Configuring the hdfs Scheme

Vertica uses information from the Hadoop cluster configuration to support the hdfs scheme. Vertica nodes therefore must have access to certain Hadoop configuration files. To use a cluster with High Availability Name Node or to read from more than one Hadoop cluster, you must perform additional configuration.

For both co-located and separate clusters that use Kerberos authentication, configure Vertica for Kerberos as explained in Configure Vertica for Kerberos Authentication.

Using the hdfs scheme still requires access to the WebHDFS service. For some special cases, Vertica cannot use the hdfs scheme and falls back to webhdfs.

Accessing Hadoop Configuration Files

To support the hdfs scheme, your Vertica nodes need access to certain Hadoop configuration files:

Verify that the value of the HadoopConfDir configuration parameter (see Apache Hadoop Parameters) includes a directory containing the files listed in the following table. If you do not set a value, Vertica looks for the files in /etc/hadoop/conf. You can use the VERIFY_HADOOP_CONF_DIR meta-function to verify that Vertica can find configuration files.

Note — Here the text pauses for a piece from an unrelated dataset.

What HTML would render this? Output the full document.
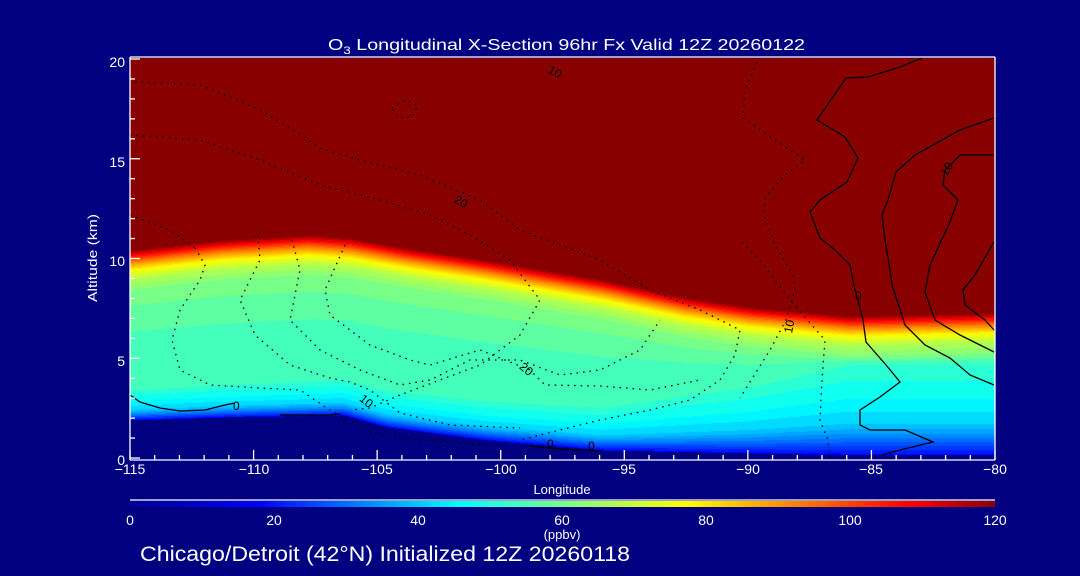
<!DOCTYPE html>
<html><head><meta charset="utf-8"><style>
html,body{margin:0;padding:0;background:#000080;}
#w{position:relative;width:1080px;height:576px;overflow:hidden;background:#000080;}
canvas,svg{position:absolute;left:0;top:0;}
text{font-family:"Liberation Sans",sans-serif;fill:#fff;}
</style></head><body><div id="w">
<canvas id="c" width="1080" height="576"></canvas>
<svg id="s" width="1080" height="576" xmlns="http://www.w3.org/2000/svg">
<defs><linearGradient id="cb" x1="0" x2="1" y1="0" y2="0">
<stop offset="0" stop-color="#000090"/><stop offset="0.148" stop-color="#0000ff"/><stop offset="0.383" stop-color="#00ffff"/><stop offset="0.508" stop-color="#80ff80"/><stop offset="0.642" stop-color="#ffff00"/><stop offset="0.9" stop-color="#ff0000"/><stop offset="1" stop-color="#880000"/></linearGradient></defs>
<g fill="none" stroke="#000" stroke-width="1.3">
<polyline points="922,58 900,67 868,77 846,78 817,120 845,137 858,158 847,182 820,200 810,212 820,238 835,250 850,265 855,290 858,300 863,320 866,342 886,365 900,382 880,397 860,410 860,425 870,430 905,430 933,442 900,450 882,455"/>
<polyline points="994,118 960,130 915,155 896,172 888,200 882,215 885,240 890,270 892,285 905,325 925,345 950,358 970,375 994,385"/>
<polyline points="994,155 960,155 945,170 943,185 958,200 950,222 930,265 925,292 935,320 960,335 994,352"/>
<polyline points="994,242 975,275 963,290 965,305 985,320 994,330"/>
<polyline points="130,395 140,402 160,408 180,411 205,410 225,405 235,403"/>
<polyline points="340,414 330,415 300,415 280,415"/>
<polyline points="530,446 560,449 600,451"/>
</g>
<g fill="none" stroke="#000" stroke-width="1.3" stroke-dasharray="1.5,5">
<polyline points="757,62 745,90 743,118 775,140 805,160 785,175 765,198 764,215 775,245 793,275 795,290 786,320 770,350 740,398"/>
<polyline points="742,242 760,260 790,300 825,340 822,380 820,420 828,440 830,458"/>
<polyline points="135,82 160,83 200,85 230,97 260,110 290,128 320,148 360,160 420,175 480,200 520,230 560,245 600,260 650,290 700,310 740,330 735,355 720,380 690,400 650,410 600,420 560,430 520,440"/>
<polyline points="130,135 200,140 260,160 320,185 380,200 430,215 470,235 510,260 540,300 520,335 480,365 440,380 400,395 370,408 350,410"/>
<polyline points="195,248 205,265 200,280 180,310 172,340 180,370 210,385 260,388 300,390 330,410 372,433 420,440 480,445"/>
<polyline points="258,235 260,260 240,300 255,335 290,365 330,378 350,382 370,390 400,413 450,425 520,428"/>
<polyline points="292,240 300,270 290,320 320,350 360,370 400,385 430,380 470,360 520,360 560,375 600,370 640,350 660,320"/>
<polyline points="345,245 325,290 330,315 370,345 410,360 430,365 480,350 500,358 530,370 545,385 600,386 650,390 700,380"/>
<polyline points="130,215 170,230 195,248"/>
<polyline points="392,108 405,100 418,105 412,117 398,118 392,108"/>
</g>
<g font-size="12"><text x="548" y="75" style="fill:#000" transform="rotate(30 553 72)">10</text><text x="455" y="205" style="fill:#000" transform="rotate(30 460 200)">20</text><text x="520" y="372" style="fill:#000" transform="rotate(40 525 368)">20</text><text x="360" y="404" style="fill:#000" transform="rotate(40 365 400)">10</text><text x="783" y="333" style="fill:#000" transform="rotate(-80 788 328)">10</text><text x="940" y="175" style="fill:#000" transform="rotate(-60 945 170)">10</text><text x="233" y="410" style="fill:#000">0</text><text x="855" y="300" style="fill:#000">0</text><text x="547" y="448" style="fill:#000">0</text><text x="588" y="450" style="fill:#000">0</text></g>
<g stroke="#fff" stroke-width="1.3" fill="none">
<line x1="130" y1="57" x2="995" y2="57"/><line x1="130" y1="460" x2="995" y2="460"/>
<line x1="130" y1="57" x2="130" y2="460"/><line x1="995" y1="57" x2="995" y2="460"/>
<line x1="130" y1="500" x2="995" y2="500"/>
<g id="tk"></g>
</g>
<rect x="130" y="501" width="865" height="6" fill="url(#cb)"/>
<g font-size="14" text-anchor="end">
<text x="125" y="465">0</text><text x="125" y="366">5</text><text x="125" y="266">10</text><text x="125" y="167">15</text><text x="125" y="67">20</text></g>
<g font-size="14" text-anchor="middle">
<text x="130" y="474">−115</text><text x="254" y="474">−110</text><text x="377" y="474">−105</text><text x="501" y="474">−100</text><text x="624" y="474">−95</text><text x="748" y="474">−90</text><text x="871" y="474">−85</text><text x="995" y="474">−80</text>
<text x="562" y="494" font-size="13">Longitude</text>
<text x="130" y="525">0</text><text x="274" y="525">20</text><text x="418" y="525">40</text><text x="562" y="525">60</text><text x="706" y="525">80</text><text x="850" y="525">100</text><text x="995" y="525">120</text>
<text x="562" y="539" font-size="13">(ppbv)</text>
<text x="97" y="258" font-size="13" transform="rotate(-90 97 258)" textLength="88" lengthAdjust="spacingAndGlyphs">Altitude (km)</text>
</g>
<text x="328" y="50" font-size="16" textLength="477" lengthAdjust="spacingAndGlyphs">O<tspan font-size="11" dy="4">3</tspan><tspan dy="-4"> Longitudinal X-Section 96hr  Fx Valid 12Z 20260122</tspan></text>
<text x="140" y="561" font-size="21" textLength="490" lengthAdjust="spacingAndGlyphs">Chicago/Detroit (42°N) Initialized 12Z 20260118</text>
</svg>
<script>
(function(){
var c=document.getElementById('c').getContext('2d');
function lin(pts,x){for(var i=0;i<pts.length-1;i++){if(x<=pts[i+1][0]){var t=(x-pts[i][0])/(pts[i+1][0]-pts[i][0]);return pts[i][1]+t*(pts[i+1][1]-pts[i][1]);}}return pts[pts.length-1][1];}
var B=[[130,250],[221,240],[308,235],[350,238],[407,248],[486,260],[604,280],[683,297],[750,307],[850,316],[995,313]];
var G=[[130,420],[225,417],[343,415],[387,427],[486,440],[604,450],[750,453],[850,455],[995,455]];
var S=[[130,1],[600,1.4],[750,2.2],[850,3],[995,3]];
var cm=[[0,[0,0,144]],[18,[0,0,255]],[46,[0,255,255]],[61,[128,255,128]],[77,[255,255,0]],[108,[255,0,0]],[120,[136,0,0]]];
function col(v){for(var i=0;i<cm.length-1;i++){if(v<=cm[i+1][0]){var t=(v-cm[i][0])/(cm[i+1][0]-cm[i][0]);var a=cm[i][1],b=cm[i+1][1];return [a[0]+t*(b[0]-a[0]),a[1]+t*(b[1]-a[1]),a[2]+t*(b[2]-a[2])];}}return cm[cm.length-1][1];}
var img=c.createImageData(865,400);
var top=[[0,120],[5,108],[12,92],[20,77],[28,68],[42,60]];
for(var x=130;x<995;x++){
 var b=lin(B,x),g=lin(G,x),s=lin(S,x);
 var bot=[[0,18],[5*s,30],[10*s,40],[18*s,46],[30*s,52]];
 for(var y=58;y<458;y++){
  var v;
  if(y>=g) v=0;
  else if(y<=b) v=120;
  else{
   var d=y-b,h=g-y;
   var tmax=42,bmax=30*s;
   if(d<=tmax&&h<=bmax) v=Math.min(lin(top,d),lin(bot,h));
   else if(d<=tmax) v=lin(top,d);
   else if(h<=bmax) v=lin(bot,h);
   else{var t=(d-tmax)/Math.max(1,(g-b-tmax-bmax));v=60+(53-60)*Math.min(1,t*1.6);}
  }
  v=Math.round(v/3)*3;
  var cc=(v<=0)?[0,0,128]:col(v);
  var i=((y-58)*865+(x-130))*4;
  img.data[i]=cc[0];img.data[i+1]=cc[1];img.data[i+2]=cc[2];img.data[i+3]=255;
 }
}
c.putImageData(img,130,58);
var tk=document.getElementById('tk'),h='';
for(var k=0;k<=35;k++){var x=130+k*865/35,L=(k%5==0)?10:5;h+='<line x1="'+x+'" y1="460" x2="'+x+'" y2="'+(460-L)+'"/>';}
for(var k=0;k<=20;k++){var y=458-k*19.95,L=(k%5==0)?10:5;h+='<line x1="130" y1="'+y+'" x2="'+(130+L)+'" y2="'+y+'"/>';}
tk.innerHTML=h;
})();
</script>
</div></body></html>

Vertica uses the following configuration files and properties. If a property is not defined, Vertica uses the defaults shown in the table. Your Hadoop configuration files must specify all properties that have no defaults.

File Properties Default
core-site.xml fs.defaultFS none
 

(for doAs users:) hadoop.proxyuser.username.users

none
  (for doAs users:) hadoop.proxyuser.username.hosts none
hdfs-site.xml dfs.client.failover.max.attempts 4
dfs.client.failover.connection.retries.on.timeouts 0
  ipc.client.connect.timeout 30 seconds
  ipc.client.connect.retry.interval 10 seconds
  (For HA NN:) dfs.nameservices none

Using a Cluster with High Availability Name Nodes

If your Hadoop cluster uses High Availability (HA) Name Nodes, verify that the dfs.nameservices parameter and the individual name nodes are defined in hdfs-site.xml.

Using More Than One Hadoop Cluster

In some cases, a Vertica cluster requires access to more than one HDFS cluster. For example, your business might use separate HDFS clusters for separate regions, or you might need data from both test and deployment clusters.

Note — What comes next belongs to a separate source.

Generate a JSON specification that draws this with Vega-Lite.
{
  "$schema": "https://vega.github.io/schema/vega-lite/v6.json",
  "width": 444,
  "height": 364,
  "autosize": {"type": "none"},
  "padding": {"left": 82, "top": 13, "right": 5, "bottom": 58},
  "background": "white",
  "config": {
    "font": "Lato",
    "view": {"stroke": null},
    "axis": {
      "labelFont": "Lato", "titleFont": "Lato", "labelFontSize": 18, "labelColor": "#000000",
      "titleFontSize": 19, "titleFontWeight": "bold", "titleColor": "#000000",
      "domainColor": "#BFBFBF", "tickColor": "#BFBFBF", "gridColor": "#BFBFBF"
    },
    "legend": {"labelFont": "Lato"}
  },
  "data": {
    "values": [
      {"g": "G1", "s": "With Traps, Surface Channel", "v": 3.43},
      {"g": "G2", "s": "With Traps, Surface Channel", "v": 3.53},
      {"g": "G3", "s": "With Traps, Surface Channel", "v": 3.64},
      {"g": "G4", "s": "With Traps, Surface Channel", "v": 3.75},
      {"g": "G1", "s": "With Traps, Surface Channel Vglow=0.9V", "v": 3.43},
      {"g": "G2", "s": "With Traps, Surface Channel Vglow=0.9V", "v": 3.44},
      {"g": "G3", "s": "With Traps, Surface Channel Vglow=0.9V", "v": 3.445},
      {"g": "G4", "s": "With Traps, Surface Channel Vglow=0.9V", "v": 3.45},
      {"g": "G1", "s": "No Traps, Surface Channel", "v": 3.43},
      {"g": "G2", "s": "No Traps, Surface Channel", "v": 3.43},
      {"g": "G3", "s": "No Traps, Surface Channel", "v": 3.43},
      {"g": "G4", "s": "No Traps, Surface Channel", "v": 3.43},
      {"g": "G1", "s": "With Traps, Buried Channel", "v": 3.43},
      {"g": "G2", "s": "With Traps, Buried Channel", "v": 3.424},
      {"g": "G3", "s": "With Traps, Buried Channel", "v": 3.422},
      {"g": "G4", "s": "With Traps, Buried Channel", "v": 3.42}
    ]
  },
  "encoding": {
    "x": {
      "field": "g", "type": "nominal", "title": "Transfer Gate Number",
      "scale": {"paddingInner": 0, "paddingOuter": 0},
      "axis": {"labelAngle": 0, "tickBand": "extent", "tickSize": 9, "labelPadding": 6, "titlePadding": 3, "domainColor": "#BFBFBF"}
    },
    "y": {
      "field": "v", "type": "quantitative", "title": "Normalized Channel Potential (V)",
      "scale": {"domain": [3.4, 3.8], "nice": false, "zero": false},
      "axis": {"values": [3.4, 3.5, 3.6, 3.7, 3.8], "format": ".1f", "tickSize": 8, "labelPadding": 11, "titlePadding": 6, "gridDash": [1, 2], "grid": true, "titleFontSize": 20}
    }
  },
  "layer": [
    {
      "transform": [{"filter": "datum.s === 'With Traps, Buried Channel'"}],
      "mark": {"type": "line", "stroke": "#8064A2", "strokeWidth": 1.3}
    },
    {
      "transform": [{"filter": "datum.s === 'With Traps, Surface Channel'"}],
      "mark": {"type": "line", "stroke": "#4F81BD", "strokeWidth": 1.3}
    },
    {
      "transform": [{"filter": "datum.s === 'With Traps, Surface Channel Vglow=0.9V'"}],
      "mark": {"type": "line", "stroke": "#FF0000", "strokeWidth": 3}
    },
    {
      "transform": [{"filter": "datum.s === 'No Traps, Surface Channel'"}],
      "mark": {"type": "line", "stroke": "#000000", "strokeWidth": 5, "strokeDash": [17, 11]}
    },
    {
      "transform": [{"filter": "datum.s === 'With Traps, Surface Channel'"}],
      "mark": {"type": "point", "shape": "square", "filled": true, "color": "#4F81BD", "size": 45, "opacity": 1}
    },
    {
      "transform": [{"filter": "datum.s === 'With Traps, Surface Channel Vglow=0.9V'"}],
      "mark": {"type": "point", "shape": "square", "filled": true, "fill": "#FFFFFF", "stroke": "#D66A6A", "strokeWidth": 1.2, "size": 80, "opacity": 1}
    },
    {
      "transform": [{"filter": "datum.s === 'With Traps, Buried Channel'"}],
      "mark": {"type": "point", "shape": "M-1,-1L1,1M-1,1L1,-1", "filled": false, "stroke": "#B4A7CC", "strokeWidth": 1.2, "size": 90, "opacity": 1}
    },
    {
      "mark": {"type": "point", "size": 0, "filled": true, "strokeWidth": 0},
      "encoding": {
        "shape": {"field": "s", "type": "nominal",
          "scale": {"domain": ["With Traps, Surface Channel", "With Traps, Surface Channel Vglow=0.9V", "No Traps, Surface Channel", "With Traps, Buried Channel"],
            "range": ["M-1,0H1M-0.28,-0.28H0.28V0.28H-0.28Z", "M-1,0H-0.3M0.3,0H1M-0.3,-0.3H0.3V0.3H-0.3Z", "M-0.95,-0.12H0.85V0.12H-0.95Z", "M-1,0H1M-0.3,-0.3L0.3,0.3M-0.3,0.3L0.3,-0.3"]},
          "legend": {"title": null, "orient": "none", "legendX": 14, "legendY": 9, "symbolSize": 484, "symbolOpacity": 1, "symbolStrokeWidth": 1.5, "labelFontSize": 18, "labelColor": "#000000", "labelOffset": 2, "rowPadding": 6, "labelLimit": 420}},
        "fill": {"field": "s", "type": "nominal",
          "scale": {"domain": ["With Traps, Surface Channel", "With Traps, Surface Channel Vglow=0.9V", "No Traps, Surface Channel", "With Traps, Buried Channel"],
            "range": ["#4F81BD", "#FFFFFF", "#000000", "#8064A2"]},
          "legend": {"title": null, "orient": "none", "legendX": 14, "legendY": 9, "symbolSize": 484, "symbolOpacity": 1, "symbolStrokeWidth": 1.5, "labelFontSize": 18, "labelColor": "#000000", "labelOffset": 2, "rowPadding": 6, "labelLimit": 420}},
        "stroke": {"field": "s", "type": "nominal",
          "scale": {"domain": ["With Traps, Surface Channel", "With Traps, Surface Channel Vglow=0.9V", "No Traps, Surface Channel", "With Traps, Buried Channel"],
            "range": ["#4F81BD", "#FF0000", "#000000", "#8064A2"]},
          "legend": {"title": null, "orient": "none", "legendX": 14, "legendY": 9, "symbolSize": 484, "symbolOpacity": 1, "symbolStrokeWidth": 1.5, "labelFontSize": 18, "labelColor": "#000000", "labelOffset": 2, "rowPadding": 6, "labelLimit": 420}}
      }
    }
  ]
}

To support multiple clusters, perform the following steps:

  1. Copy the configuration files from all HDFS clusters to your database nodes. You can place the copied files in any location readable by Vertica. However, as a best practice, you should place them all in the same directory tree, with one subdirectory per HDFS cluster. The locations must be the same on all database nodes.
  2. Set the HadoopConfDir configuration parameter. The value is a colon-separated path containing the directories for all of your HDFS clusters.
  3. Use an explicit name node or name service in the URL when creating an external table or copying data. Do not use hdfs:/// because it could be ambiguous. For more information about URLs, see HDFS URL Format.

Vertica connects directly to a name node or name service; it does not otherwise distinguish among HDFS clusters. Therefore, names of HDFS name nodes and name services must be globally unique.

Updating Configuration Files

If you update the configuration files after starting Vertica, use the following statement to refresh them:

=> SELECT CLEAR_HDFS_CACHES();

The CLEAR_HDFS_CACHES function also flushes information about which Name Node is active in a High Availability (HA) Hadoop cluster. Therefore, the first hdfs request after calling this function is slow, because the initial connection to the Name Node can take more than 15 seconds.